Copy, in full, each line of the material that holds the word "this".

____

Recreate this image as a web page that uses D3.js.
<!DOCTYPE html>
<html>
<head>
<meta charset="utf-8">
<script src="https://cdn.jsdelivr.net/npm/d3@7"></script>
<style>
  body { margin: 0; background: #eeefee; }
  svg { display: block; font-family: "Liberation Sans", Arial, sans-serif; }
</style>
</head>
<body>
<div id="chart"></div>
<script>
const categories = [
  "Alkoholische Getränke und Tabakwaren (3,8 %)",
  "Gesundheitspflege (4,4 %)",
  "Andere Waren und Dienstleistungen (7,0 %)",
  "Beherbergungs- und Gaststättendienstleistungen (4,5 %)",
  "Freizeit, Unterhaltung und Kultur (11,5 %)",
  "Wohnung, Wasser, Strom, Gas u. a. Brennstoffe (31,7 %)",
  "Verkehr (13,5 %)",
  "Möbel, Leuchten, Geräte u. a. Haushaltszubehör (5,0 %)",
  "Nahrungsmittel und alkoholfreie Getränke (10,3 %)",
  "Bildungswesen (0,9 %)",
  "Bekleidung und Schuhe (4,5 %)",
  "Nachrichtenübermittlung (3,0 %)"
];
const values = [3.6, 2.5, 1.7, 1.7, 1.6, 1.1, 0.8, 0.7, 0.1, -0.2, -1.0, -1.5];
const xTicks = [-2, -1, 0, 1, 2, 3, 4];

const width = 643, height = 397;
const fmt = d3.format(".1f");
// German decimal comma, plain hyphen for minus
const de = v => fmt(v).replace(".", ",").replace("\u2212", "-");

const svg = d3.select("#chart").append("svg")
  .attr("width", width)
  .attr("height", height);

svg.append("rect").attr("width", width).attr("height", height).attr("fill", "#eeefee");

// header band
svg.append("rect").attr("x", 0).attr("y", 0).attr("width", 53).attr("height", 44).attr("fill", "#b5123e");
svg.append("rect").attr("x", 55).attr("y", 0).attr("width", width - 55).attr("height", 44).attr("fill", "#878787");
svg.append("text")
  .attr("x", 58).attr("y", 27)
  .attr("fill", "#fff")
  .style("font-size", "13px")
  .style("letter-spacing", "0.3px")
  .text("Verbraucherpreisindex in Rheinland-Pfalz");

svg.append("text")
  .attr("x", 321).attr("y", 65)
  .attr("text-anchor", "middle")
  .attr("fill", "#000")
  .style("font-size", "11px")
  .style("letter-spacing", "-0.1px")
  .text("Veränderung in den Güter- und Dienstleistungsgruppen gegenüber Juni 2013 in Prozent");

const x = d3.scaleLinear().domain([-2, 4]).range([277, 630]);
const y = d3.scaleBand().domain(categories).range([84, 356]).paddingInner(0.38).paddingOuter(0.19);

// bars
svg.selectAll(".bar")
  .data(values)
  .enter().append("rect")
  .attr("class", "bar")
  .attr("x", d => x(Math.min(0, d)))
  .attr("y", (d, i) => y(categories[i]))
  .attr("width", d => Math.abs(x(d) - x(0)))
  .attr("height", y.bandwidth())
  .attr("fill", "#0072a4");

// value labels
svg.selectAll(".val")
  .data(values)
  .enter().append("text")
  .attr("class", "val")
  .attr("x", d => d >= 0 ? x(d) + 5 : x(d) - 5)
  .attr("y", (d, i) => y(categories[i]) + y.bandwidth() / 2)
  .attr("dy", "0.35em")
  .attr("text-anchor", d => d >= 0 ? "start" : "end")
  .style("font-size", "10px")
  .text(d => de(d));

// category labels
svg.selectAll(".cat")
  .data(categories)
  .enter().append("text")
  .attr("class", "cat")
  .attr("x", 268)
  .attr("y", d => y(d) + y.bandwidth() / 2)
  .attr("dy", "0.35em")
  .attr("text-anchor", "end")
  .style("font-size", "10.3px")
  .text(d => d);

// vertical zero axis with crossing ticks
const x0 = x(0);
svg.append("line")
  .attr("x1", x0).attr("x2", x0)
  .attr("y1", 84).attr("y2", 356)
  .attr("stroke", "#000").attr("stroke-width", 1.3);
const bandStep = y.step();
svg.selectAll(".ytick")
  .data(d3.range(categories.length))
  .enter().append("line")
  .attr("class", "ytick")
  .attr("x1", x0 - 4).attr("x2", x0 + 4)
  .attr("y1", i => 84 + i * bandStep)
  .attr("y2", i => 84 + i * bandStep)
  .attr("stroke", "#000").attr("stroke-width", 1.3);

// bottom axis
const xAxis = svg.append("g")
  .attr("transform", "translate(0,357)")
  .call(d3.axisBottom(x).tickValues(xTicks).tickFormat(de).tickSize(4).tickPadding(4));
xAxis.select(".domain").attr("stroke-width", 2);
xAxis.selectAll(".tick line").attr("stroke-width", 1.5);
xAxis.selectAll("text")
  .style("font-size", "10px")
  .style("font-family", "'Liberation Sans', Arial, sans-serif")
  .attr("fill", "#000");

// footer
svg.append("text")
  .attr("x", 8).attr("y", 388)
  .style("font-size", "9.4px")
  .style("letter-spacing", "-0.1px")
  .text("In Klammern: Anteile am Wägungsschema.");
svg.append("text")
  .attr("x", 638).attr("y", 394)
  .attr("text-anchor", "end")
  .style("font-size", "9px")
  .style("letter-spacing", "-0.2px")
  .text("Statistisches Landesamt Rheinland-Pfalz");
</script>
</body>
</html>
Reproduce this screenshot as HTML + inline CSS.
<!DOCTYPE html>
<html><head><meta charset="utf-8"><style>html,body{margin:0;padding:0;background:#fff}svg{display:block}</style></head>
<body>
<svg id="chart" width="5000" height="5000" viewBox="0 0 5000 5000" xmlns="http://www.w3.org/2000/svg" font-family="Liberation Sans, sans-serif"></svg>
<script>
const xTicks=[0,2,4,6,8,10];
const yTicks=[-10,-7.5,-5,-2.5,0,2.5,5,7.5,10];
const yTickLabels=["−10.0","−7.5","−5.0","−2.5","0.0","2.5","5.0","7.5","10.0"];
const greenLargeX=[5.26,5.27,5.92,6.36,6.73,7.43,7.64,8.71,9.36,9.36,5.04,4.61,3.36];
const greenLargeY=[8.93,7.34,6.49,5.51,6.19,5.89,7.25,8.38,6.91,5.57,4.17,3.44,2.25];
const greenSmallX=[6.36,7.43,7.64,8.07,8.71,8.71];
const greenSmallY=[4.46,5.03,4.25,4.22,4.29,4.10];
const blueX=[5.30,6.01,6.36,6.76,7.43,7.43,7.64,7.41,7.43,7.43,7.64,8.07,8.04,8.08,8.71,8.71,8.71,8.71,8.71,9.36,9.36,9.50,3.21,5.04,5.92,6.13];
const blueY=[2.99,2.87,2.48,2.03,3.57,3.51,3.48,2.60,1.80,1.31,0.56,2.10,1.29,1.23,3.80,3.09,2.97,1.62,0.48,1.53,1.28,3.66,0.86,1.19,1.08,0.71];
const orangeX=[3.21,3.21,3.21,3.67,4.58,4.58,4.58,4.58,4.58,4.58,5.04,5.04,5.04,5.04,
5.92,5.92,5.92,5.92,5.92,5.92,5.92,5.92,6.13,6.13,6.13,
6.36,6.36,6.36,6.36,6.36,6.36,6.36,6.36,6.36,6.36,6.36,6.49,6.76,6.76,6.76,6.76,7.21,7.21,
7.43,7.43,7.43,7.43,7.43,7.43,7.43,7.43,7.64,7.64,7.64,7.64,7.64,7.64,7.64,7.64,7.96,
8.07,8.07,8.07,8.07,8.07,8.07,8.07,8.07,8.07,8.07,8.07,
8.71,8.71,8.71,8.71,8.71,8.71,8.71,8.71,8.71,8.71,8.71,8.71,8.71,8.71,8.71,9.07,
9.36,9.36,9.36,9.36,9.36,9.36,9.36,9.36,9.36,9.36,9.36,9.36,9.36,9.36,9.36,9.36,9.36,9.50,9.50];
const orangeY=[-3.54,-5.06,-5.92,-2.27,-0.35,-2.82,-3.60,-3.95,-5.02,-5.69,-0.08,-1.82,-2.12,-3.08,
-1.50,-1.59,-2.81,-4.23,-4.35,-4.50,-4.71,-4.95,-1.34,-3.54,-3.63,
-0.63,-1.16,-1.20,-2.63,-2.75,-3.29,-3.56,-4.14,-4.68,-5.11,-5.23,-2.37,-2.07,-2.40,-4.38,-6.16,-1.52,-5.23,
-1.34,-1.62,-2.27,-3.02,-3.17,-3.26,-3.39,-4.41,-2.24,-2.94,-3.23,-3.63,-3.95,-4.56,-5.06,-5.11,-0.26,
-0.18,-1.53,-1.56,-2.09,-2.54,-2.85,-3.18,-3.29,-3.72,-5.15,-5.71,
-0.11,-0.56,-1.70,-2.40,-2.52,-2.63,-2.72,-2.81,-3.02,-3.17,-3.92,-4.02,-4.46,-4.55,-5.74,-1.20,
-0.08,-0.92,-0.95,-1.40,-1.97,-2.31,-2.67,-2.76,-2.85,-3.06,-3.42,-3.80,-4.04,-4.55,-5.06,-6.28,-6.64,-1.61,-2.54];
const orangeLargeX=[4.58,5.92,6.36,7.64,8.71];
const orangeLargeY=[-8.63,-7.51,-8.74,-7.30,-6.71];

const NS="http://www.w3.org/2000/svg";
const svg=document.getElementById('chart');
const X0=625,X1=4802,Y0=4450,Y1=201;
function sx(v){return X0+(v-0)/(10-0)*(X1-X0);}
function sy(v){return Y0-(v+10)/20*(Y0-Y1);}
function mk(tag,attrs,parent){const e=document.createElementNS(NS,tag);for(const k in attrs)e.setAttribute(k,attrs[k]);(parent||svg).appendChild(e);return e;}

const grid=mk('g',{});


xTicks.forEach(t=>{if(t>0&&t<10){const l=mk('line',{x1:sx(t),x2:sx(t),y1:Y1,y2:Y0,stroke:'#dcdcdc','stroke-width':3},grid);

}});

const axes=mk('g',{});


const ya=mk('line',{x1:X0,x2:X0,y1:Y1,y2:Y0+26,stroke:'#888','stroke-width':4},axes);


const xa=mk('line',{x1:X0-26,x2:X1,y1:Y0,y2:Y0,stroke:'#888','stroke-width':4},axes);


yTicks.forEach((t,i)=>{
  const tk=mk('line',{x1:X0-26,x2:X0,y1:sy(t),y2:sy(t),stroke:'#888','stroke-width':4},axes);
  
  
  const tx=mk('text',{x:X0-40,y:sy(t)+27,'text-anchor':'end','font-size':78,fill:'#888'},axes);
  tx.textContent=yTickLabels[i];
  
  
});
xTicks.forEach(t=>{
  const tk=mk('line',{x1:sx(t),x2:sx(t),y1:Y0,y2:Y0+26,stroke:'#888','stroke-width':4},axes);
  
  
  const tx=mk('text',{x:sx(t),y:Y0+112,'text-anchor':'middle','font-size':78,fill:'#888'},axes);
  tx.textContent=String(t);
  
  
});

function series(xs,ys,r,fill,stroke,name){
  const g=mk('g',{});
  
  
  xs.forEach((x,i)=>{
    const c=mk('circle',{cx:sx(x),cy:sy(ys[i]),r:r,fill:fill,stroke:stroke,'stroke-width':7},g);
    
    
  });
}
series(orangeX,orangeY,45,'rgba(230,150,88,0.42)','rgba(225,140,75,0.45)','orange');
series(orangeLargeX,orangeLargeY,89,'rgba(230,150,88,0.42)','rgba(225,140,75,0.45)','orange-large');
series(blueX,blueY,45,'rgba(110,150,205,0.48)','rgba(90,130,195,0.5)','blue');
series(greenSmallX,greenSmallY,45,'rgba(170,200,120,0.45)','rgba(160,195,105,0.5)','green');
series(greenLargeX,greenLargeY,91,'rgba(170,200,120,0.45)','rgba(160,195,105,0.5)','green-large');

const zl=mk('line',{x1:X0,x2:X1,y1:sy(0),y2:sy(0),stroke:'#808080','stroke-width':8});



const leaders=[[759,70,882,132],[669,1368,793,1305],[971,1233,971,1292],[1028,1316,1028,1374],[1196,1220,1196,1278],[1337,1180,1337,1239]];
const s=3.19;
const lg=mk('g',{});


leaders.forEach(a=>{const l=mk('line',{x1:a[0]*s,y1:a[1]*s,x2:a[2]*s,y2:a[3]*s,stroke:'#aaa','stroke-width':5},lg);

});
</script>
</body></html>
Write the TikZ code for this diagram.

____

RESULT BELOW:
Recreate this image as a web page that uses D3.js.
Reproduce this screenshot as HTML + inline CSS.
Write the TikZ code for this diagram.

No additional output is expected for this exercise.